Faith leaders and Working Together Mississippi call for action on Medicaid expansion
JACKSON, Miss. (WLBT) - Medicaid expansion attempts at the State Capitol continue to be unsuccessful but Working Together Mississippi and a new set of voices are stepping in to say the cost of inaction is too high.
Healthcare is an issue that transcends religions. And several faith leaders gathered for a press conference Friday to say they’re realizing they need to voice that.
“Inaction or sins of omission as we say are no longer acceptable,” said Bishop Joseph Kopacz of the Catholic Diocese of Jackson.
“God does not ask us at the judgment day if we have decreased the size of government but God will ask us how we have treated the poor and how we’ve treated the most vulnerable among us,” noted Bishop Brian Seage with the Episcopal Diocese of Mississippi.
In a letter they plan to deliver to the Governor and others Monday, they explain that Medicaid expansion would allow 300,000 of the state’s working poor who currently make too much to qualify for Medicaid but not enough for private insurance...to qualify for coverage.
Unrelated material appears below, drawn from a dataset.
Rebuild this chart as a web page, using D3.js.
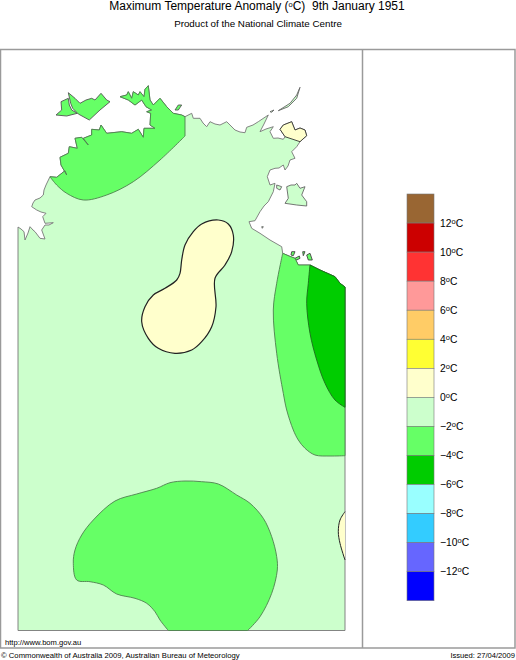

“This is the moral choice you have to face and you have to make,” described Cooperative Baptist Fellowship Coordinator Dr. Jason Coker. “And we all know, even you, what the right choice is. We’re simply begging our government to care for its own people. Will you?”
That same group saw the power of speaking up last summer when they pushed for changing the state flag and say, this too, can be done.
“People are saying that healthcare reform may not be for this time,” said Bishop Ronnie Crudup, Sr. of New Horizon Church International. “We believe it is. And we’re going to keep working together to encourage and push hard our various political leaders that it’s time.”
The group says one option is the plan first introduced by the Hospital Association in 2019.
“There is a proposal on the table that costs nothing to the state of Mississippi,” said Richard Robertson, Mississippi Hospital Association General Counsel and Vice President of Policy and State Advocacy.
Under the Mississippi Cares plan, hospital investments and personal premiums from plan members would help fund the needed 10% state share to match the 90% federal share.
“It’s cost the state billions of dollars in revenue,” noted Roberson. “It’s cost people their quality of life. And it’s time for some change. We’ve got to do something different. It’s the right thing to do from a human perspective and it’s time to do it now.”